I am wondering if anyone is aware of any results related to the following? I need a few good updates/ideas/hints ...
For large enough $x$'s $$x-\sqrt{x}< p_{\pi(x)}\leq x \tag{1}$$
A few explanatory notes:
- $\pi(x)$ is the prime counting function
- $p_n$ - is the $n$'s prime with $p_1=2$
- one example, $p_{\pi(\sqrt{12})}=p_{\pi(3)}=p_2=3$
- if $x=p_n$ then $\pi(p_n)=n$ and $p_{\pi(p_n)}=p_n$.
Examples and progress ...
Observation 1. $(1)$ is true for the prime numbers
$$p_n - \sqrt{p_n}< p_{\pi(p_n)}=p_n \leq p_n$$ It also works for $x=p_n+1$ because $p_{\pi(x)}=p_{\pi(p_n)}=p_n$. Given $x-p_n=1<\sqrt{x}$ we conclude $$x-\sqrt{x}<p_n=p_{\pi(x)}<p_n+1=x$$
Observation 2. RHS of $(1)$ is true, i.e. $$p_{\pi(x)}\leq x$$
From the definition of $\pi(x)$, if $\pi(x)=n$ then $p_1<p_2<...<p_n\leq x$, thus $p_{\pi(x)}\leq x$.
Observation 3. Heuristics for LHS of $(1)$ $$\lim\limits_{x\to\infty} \frac{p_{\pi(x)}}{x-\sqrt{x}}=1$$
From $$\frac{p_{\pi(x)}}{x-\sqrt{x}}=\frac{p_{\pi(x)}}{x}\cdot \frac{x}{x-\sqrt{x}}$$ $\frac{x}{x-\sqrt{x}}\to 1$ and $\frac{p_{\pi(x)}}{x}\to 1$ (an application of PNT). As a result, for some very small $\varepsilon>0$ and suficiently large $x$'s $$p_{\pi(x)}>(1-\varepsilon)\cdot (x-\sqrt{x})>x\cdot(1-\varepsilon)-\sqrt{x} \tag{2}$$ Also a few examples $$2-\sqrt{2}<p_{\pi(2)}=p_1=2\leq 2$$ $$3-\sqrt{3}<p_{\pi(3)}=p_2=3\leq 3$$ $$4-\sqrt{4}<p_{\pi(4)}=p_2=3< 4$$ $$5-\sqrt{5}<p_{\pi(5)}=p_3=5\leq 5$$ $$6-\sqrt{6}<p_{\pi(6)}=p_3=5< 6$$ $$...$$ $$14-\sqrt{14}<p_{\pi(14)}=p_6=13< 14$$
To some extent, this is a re-formulation of the Oppermann's conjecture, with $(2)$ as a faint light at the end of the tunnel. $\varepsilon$ is spoiling everything.

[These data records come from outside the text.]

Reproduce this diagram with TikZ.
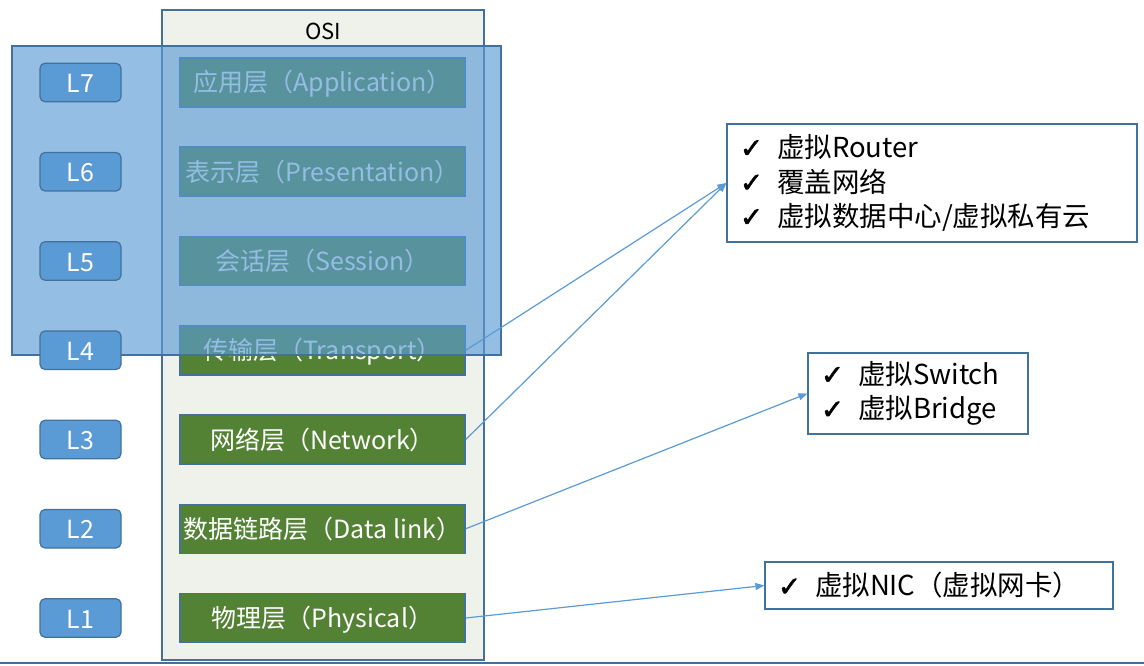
\documentclass[tikz,border=0pt]{standalone}
\usepackage{fontspec}
\setmainfont{Noto Sans CJK SC}
\newfontfamily\tickfont[FakeBold=2]{DejaVu Sans}
\usepackage{tikz}
\usetikzlibrary{arrows.meta,positioning}
\definecolor{osiline}{RGB}{65,113,156}
\definecolor{osiback}{RGB}{239,242,234}
\definecolor{layergreen}{RGB}{84,130,53}
\definecolor{lblue}{RGB}{91,155,213}
\tikzstyle{arrow} = [line width=1.2pt,-{Triangle[length=9pt,width=7pt]},color=lblue]
\tikzstyle{layer} = [draw=osiline, line width=1.5pt, fill=layergreen, text=white, minimum width=285pt, minimum height=49pt, inner sep=0pt, text height=24pt, text depth=5pt, font=\fontsize{25}{28}\selectfont]
\tikzstyle{lvl} = [draw=osiline, line width=1.2pt, fill=lblue, text=white, rounded corners=5pt, minimum width=81pt, minimum height=38.5pt, inner sep=0pt, text height=20pt, text depth=0pt, font=\fontsize{25}{28}\selectfont]
\tikzstyle{listbox} = [draw=osiline, line width=1.2pt, fill=white, inner xsep=13pt, inner ysep=0pt, align=left, font=\fontsize{27.5}{34.5}\selectfont]
\newcommand{\chk}{\makebox[37pt][l]{\tickfont ✓}}

\begin{document}
\begin{tikzpicture}[x=1pt,y=-1pt]
\useasboundingbox (0,0) rectangle (1144,666);

% OSI column
\node[draw=osiline, line width=1.5pt, fill=osiback, minimum width=322pt, minimum height=650pt] (osi) at (323,335) {};
\node[font=\fontsize{22}{26}\selectfont] (osilabel) at (323,31) {OSI};

% Layers
\foreach \i/\txt in {7/应用层（Application）, 6/表示层（Presentation）, 5/会话层（Session）, 4/传输层（Transport）, 3/网络层（Network）, 2/数据链路层（Data link）, 1/物理层（Physical）}
  \node[layer] (g\i) at (322.5,{82.5+(7-\i)*89.25}) {\txt};

% Upper layers shading
\node[draw=osiline, line width=1.5pt, fill=lblue, fill opacity=0.65, minimum width=489pt, minimum height=309pt] (upper) at (256.5,200.5) {};

% Level tags
\foreach \i in {7,...,1}
  \node[lvl] (l\i) at (80.5,{82.5+(7-\i)*89.25}) {L\i};

% Virtual devices
\node[listbox, text width=384pt, minimum height=118pt] (r3) at (932,183) {\chk 虚拟Router\\ \chk 覆盖网络\\ \chk 虚拟数据中心/虚拟私有云};
\node[listbox, text width=194pt, minimum height=81pt] (r2) at (918,393.5) {\chk 虚拟Switch\\ \chk 虚拟Bridge};
\node[listbox, text width=322pt, minimum height=47pt] (r1) at (939,585.5) {\chk 虚拟NIC（虚拟网卡）};

% Arrows
\draw[arrow] (g4.east) -- (r3.west);
\draw[arrow] (g3.east) -- (r3.west);
\draw[arrow] (g2.east) -- (r2.west);
\draw[arrow] (g1.east) -- (r1.west);

% Bottom rule
\draw[osiline, line width=1.2pt] (0,663) -- (1144,663);
\end{tikzpicture}
\end{document}
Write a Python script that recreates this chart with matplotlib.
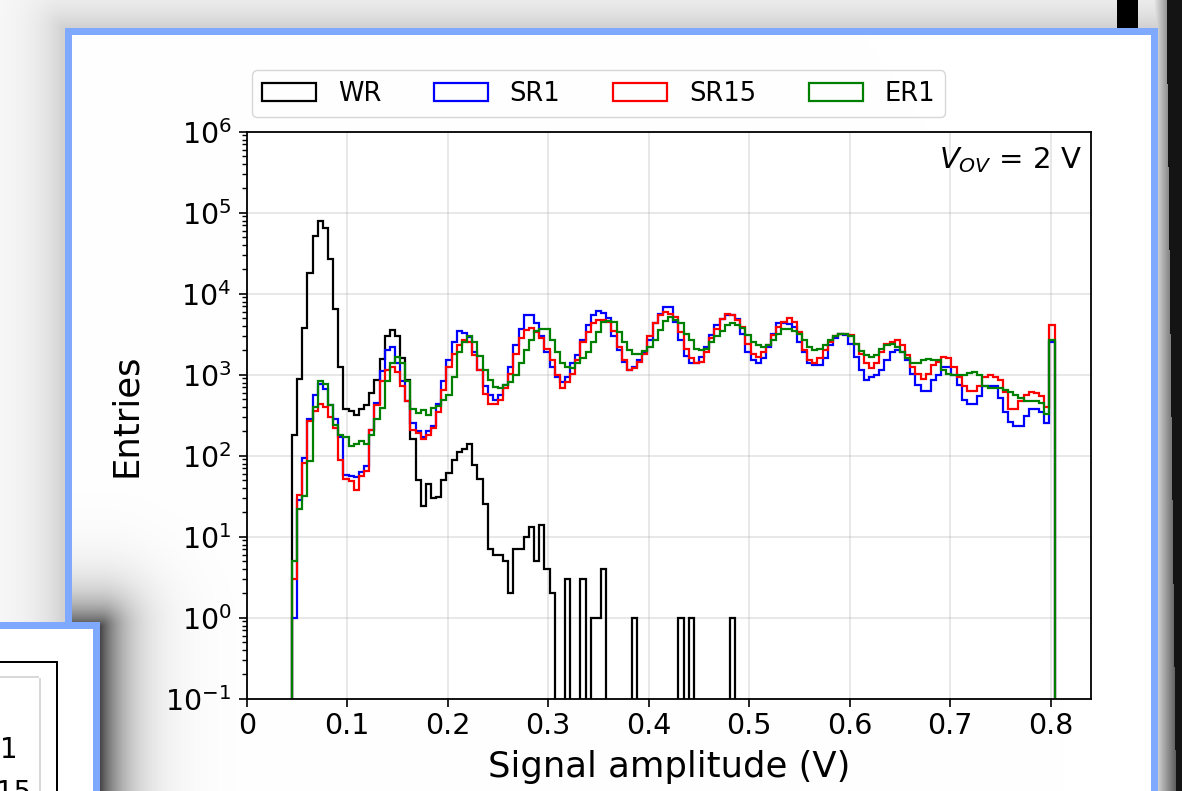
import numpy as np
import matplotlib
matplotlib.use("Agg")
import matplotlib.pyplot as plt
from matplotlib.ticker import FixedLocator, LogLocator, NullFormatter

# ---------------- data (entries per bin) ----------------
bin_edges = np.linspace(0.045, 0.804, 149)

wr = [180, 890, 3800, 18000, 51000, 79000, 65000, 27000, 6500, 1230,
      380, 360, 320, 380, 420, 600, 870, 1550, 3000, 3600,
      3000, 1600, 870, 160, 50, 24, 45, 30, 31, 50,
      62, 89, 110, 120, 140, 76, 51, 25, 7, 6,
      6, 5, 2, 7, 7, 10, 13, 5, 14, 4,
      2, 0, 0, 3, 0, 0, 3, 0, 1, 1,
      4, 0, 0, 0, 0, 0, 1, 0, 0, 0,
      0, 0, 0, 0, 0, 1, 0, 1, 0, 0,
      0, 0, 0, 0, 0, 1] + [0] * 62

sr1 = [1, 28, 93, 280, 560, 760, 660, 420, 280, 170,
       58, 56, 54, 63, 74, 210, 450, 1100, 2000, 2200,
       1400, 830, 480, 250, 200, 170, 200, 230, 440, 830,
       1500, 2500, 3500, 3300, 2900, 1900, 1150, 720, 560, 490,
       560, 740, 1260, 2300, 3700, 5400, 5500, 4300, 3000, 1900,
       1230, 930, 810, 930, 1400, 1740, 2700, 4100, 5400, 6200,
       5800, 5000, 3000, 2000, 1450, 1150, 1230, 1500, 1900, 2700,
       4300, 5600, 6900, 6900, 4500, 2700, 1700, 1400, 1400, 1660,
       2200, 3100, 4100, 4900, 5500, 5500, 4900, 3200, 1900, 1500,
       1400, 1600, 2200, 3200, 4400, 4300, 4200, 3900, 2500, 1900,
       1400, 1300, 1300, 1600, 2300, 2800, 3200, 3100, 2400, 1660,
       1150, 870, 930, 980, 1150, 1500, 1900, 2000, 1900, 1500,
       1020, 740, 630, 630, 850, 1000, 1230, 1230, 980, 740,
       490, 440, 440, 540, 720, 720, 720, 510, 350, 260,
       230, 230, 310, 380, 380, 350, 250, 2500]

sr15 = [3, 33, 81, 270, 360, 440, 400, 300, 220, 89,
        51, 49, 38, 56, 65, 210, 420, 830, 1150, 1230,
        1070, 720, 470, 210, 190, 160, 180, 220, 350, 650,
        1230, 1800, 2300, 2700, 2500, 1740, 1150, 580, 440, 440,
        490, 680, 1020, 1800, 2800, 3600, 3800, 3400, 2800, 2100,
        1500, 980, 690, 810, 1020, 1500, 2500, 3400, 4400, 4800,
        4800, 4500, 3500, 2200, 1500, 1150, 1200, 1450, 1800, 3000,
        4300, 5400, 5900, 5600, 5100, 3400, 2100, 1600, 1400, 1450,
        1900, 2800, 3700, 4900, 5600, 5500, 4700, 3900, 2400, 1800,
        1660, 1900, 2300, 3100, 3900, 4500, 5000, 4500, 3400, 2000,
        1500, 1400, 1600, 2000, 2500, 3000, 3200, 3200, 3100, 2400,
        1800, 1400, 1200, 1400, 1900, 2400, 2500, 2700, 2300, 1740,
        1260, 1020, 890, 1020, 1300, 1450, 1660, 1600, 1260, 930,
        720, 630, 630, 720, 930, 1000, 930, 850, 620, 380,
        380, 470, 560, 620, 600, 540, 400, 4100]

er1 = [5, 22, 32, 85, 400, 830, 760, 420, 240, 180,
       170, 130, 140, 150, 140, 180, 280, 390, 830, 1400,
       1660, 1400, 830, 380, 340, 370, 320, 390, 410, 490,
       560, 930, 1900, 2500, 3000, 2500, 1700, 1150, 870, 710,
       680, 740, 810, 980, 1400, 2000, 2700, 3500, 3700, 3700,
       2700, 1900, 1400, 1260, 1200, 1400, 1600, 1900, 2500, 3400,
       4500, 4600, 4500, 3400, 2500, 2000, 1800, 1800, 1950, 2200,
       2700, 3600, 4600, 5100, 4700, 4300, 3200, 2700, 2100, 2000,
       2100, 2500, 3000, 3500, 4100, 4400, 4100, 3800, 3100, 2500,
       2300, 2200, 2300, 2700, 3200, 3700, 3700, 3500, 3200, 2700,
       2200, 2000, 2100, 2300, 2700, 3000, 3200, 3200, 3000, 2400,
       1950, 1740, 1660, 1740, 2100, 2300, 2400, 2200, 1900, 1600,
       1400, 1400, 1500, 1550, 1500, 1500, 1150, 1020, 980, 980,
       980, 1050, 1070, 980, 720, 690, 690, 680, 650, 620,
       560, 510, 480, 480, 470, 450, 330, 2700]

series_labels = ["WR", "SR1", "SR15", "ER1"]
series_colors = ["black", "blue", "red", "green"]
series_values = [wr, sr1, sr15, er1]

x_ticks = [0, 0.1, 0.2, 0.3, 0.4, 0.5, 0.6, 0.7, 0.8]
x_tick_labels = ["0", "0.1", "0.2", "0.3", "0.4", "0.5", "0.6", "0.7", "0.8"]

# ---------------- figure + decorative screenshot background ----------------
W, H = 1182, 791
fig = plt.figure(figsize=(W / 100, H / 100), dpi=100)

yy, xx = np.mgrid[0:H, 0:W].astype(float)


def rect_dist(x0, y0, x1, y1):
    dx = np.maximum(np.maximum(x0 - xx, xx - x1), 0)
    dy = np.maximum(np.maximum(y0 - yy, yy - y1), 0)
    return np.hypot(dx, dy)


bg = np.ones((H, W)) * 0.985
# soft shadow of the main window
bg -= 0.16 * np.exp(-rect_dist(62, 26, 1160, 2000) / 28.0)
# dark window on the right, behind the main one
right_dark = np.clip((xx - 1150) / 30.0, 0, 1)
bg = np.minimum(bg, 1 - 0.75 * right_dark)
bg[(xx > 1116) & (xx < 1138) & (yy < 40)] = 0.0
bg[(xx > 1166 + 0.012 * yy) & (xx < 1182)] = np.minimum(bg[(xx > 1166 + 0.012 * yy) & (xx < 1182)], 0.08)
bg = np.clip(bg, 0, 1)
img = np.dstack([bg, bg, bg])

blue_frame = np.array([0.50, 0.66, 1.0])
# main window
m = (xx >= 65) & (xx < 1158) & (yy >= 28)
img[m] = blue_frame
m = (xx >= 72) & (xx < 1151) & (yy >= 35)
img[m] = 1.0
# shadow of the small lower-left window falling on the main window
sh = 0.72 * np.exp(-rect_dist(-50, 626, 100, 2000) / 26.0)
inside_main = (xx >= 72) & (xx < 1151) & (yy >= 35)
for c in range(3):
    ch = img[:, :, c]
    ch[inside_main] = ch[inside_main] * (1 - sh[inside_main])
# small lower-left window
m = (xx < 100) & (yy >= 622)
img[m] = blue_frame
m = (xx < 93) & (yy >= 629)
img[m] = 1.0
m = (yy >= 661) & (yy < 663) & (xx < 58)
img[m] = 0.0
m = (xx >= 56) & (xx < 58) & (yy >= 661)
img[m] = 0.0
m = (yy >= 676) & (yy < 678) & (xx < 39)
img[m] = 0.85
m = (xx >= 39) & (xx < 41) & (yy >= 678)
img[m] = 0.85

bgax = fig.add_axes([0, 0, 1, 1], zorder=-10)
bgax.imshow(img, extent=(0, W, H, 0), aspect="auto", interpolation="bilinear")
bgax.set_xlim(0, W)
bgax.set_ylim(H, 0)
bgax.axis("off")
bgax.text(0, 750, "1", fontsize=20, ha="left", va="center")
bgax.text(-4, 793, "15", fontsize=20, ha="left", va="center")

# ---------------- main chart ----------------
ax_l, ax_r, ax_t, ax_b = 246.7, 1090.7, 131.7, 698.7
ax = fig.add_axes([ax_l / W, 1 - ax_b / H, (ax_r - ax_l) / W, (ax_b - ax_t) / H])
ax.set_facecolor("white")

centers = 0.5 * (bin_edges[:-1] + bin_edges[1:])
handles = []
for vals, col, lab in zip(series_values, series_colors, series_labels):
    _, _, patches = ax.hist(centers, bins=bin_edges, weights=vals, histtype="step",
                            color=col, linewidth=1.6, label=lab)
    handles.append(patches[0])

ax.set_yscale("log")
ax.set_ylim(1e-1, 1e6)
ax.set_xlim(0, 0.84)
ax.xaxis.set_major_locator(FixedLocator(x_ticks))
ax.set_xticks(x_ticks)
ax.set_xticklabels(x_tick_labels)
ax.yaxis.set_major_locator(LogLocator(base=10, numticks=20))
ax.yaxis.set_minor_locator(LogLocator(base=10, subs=np.arange(2, 10), numticks=20))
ax.yaxis.set_minor_formatter(NullFormatter())
ax.grid(True, which="major", color="#b0b0b0", alpha=0.35, linewidth=1.2)
ax.tick_params(axis="both", which="major", labelsize=20.5, length=6, width=1.2)
ax.tick_params(axis="y", which="major", pad=5)
ax.tick_params(axis="y", which="minor", length=3.5, width=1.0)
for s in ax.spines.values():
    s.set_linewidth(1.3)

ax.set_xlabel("Signal amplitude (V)", fontsize=25.5, labelpad=7)
ax.set_ylabel("Entries", fontsize=25.5, labelpad=16)

ax.text(0.99, 0.977, r"$V_{OV}$ = 2 V", transform=ax.transAxes, ha="right", va="top", fontsize=21)

ax.legend(handles=handles, labels=series_labels, ncol=4, loc="lower left",
          bbox_to_anchor=(0.006, 1.026), borderaxespad=0, fontsize=18.5,
          handlelength=2.1, handletextpad=0.85, columnspacing=2.05, borderpad=0.4)

fig.savefig("out.png", dpi=100)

Another application is, from $(1)$: $$x-p_{\pi(x)}<\sqrt{x}$$ for $x=p_n - 1$ we have $\pi(p_n - 1)=n-1$, thus $$p_n - 1 - p_{n-1}<\sqrt{p_n - 1} \Rightarrow \\ p_n - p_{n-1}<\frac{\sqrt{p_n - 1}}{\sqrt{p_{n-1}}}\cdot \sqrt{p_{n-1}}+1<\sqrt{2}\cdot\sqrt{p_{n-1}}+1$$ and this is (a little bit better than) Andrica's conjecture.